Deus chama Jonas, mas ele não aceita a difícil tarefa de ir a Nínive, a cidade do inimigo povo assírio, aquele que havia destruído o seu povo, Israel. Jonas não acredita que Deus o chama para anunciar a Boa-Nova ao opressor. Ele não crê que o opressor possa se salvar. Deus chama Jonas para profetizar, mas ele foge. Ele prefere ir para uma “Colônia de férias”, a cidade de Tarsis. E para lá se embarca. No barco, a caminho de Tarsis, ocorre uma terrível tempestade, o capitão e os marinheiros que o interrogam representam Deus que continua a desafiá-lo. Uma tempestade assola os viajantes. Para salvar a todos, Jonas propõe que ele seja jogado ao mar. No fundo do mar, lugar do mal e das incertezas, Jonas cai justamente no interior de um peixe grande. Nesse momento, Jonas toma consciência de seus atos, mergulha no silêncio de si mesmo e enfrenta o monstro marinho, lugar do perigo, que mora dentro dele mesmo.

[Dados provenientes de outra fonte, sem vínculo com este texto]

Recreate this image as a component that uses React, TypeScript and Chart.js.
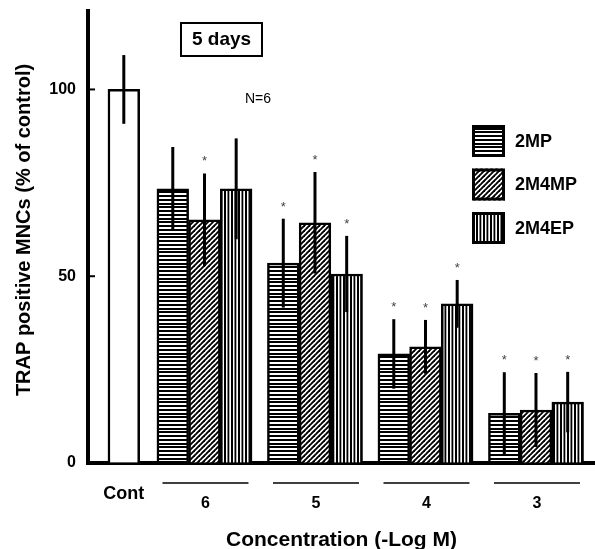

A vocação de Jonas, o profeta da parábola, corresponde a uma dimensão de nossa consciência: a do medo. Deus nos chama, mas temos medo de perder a representação de Deus. Queremos que Deus seja aquilo que projetamos dele. Deus nos surpreende. Ele surpreendeu Jonas, que mora dentro de nós.

[1] Cf. Faria, Jacir de Freitas, Roteiros Homiléticos, Vida Pastoral, 274. São Paulo: Paulus, p. 45-46. 
[2] Cf. FARIA, Jacir de Freitas, Profetas e profetisas na Bíblia. São Paulo: Paulinas, 2006. 
[3] Cf. LELOUP, Jean-Yves, Caminhos da realização. Dos medos do eu ao mergulho do ser, Petrópolis: Vozes, 2000, p. 17-79.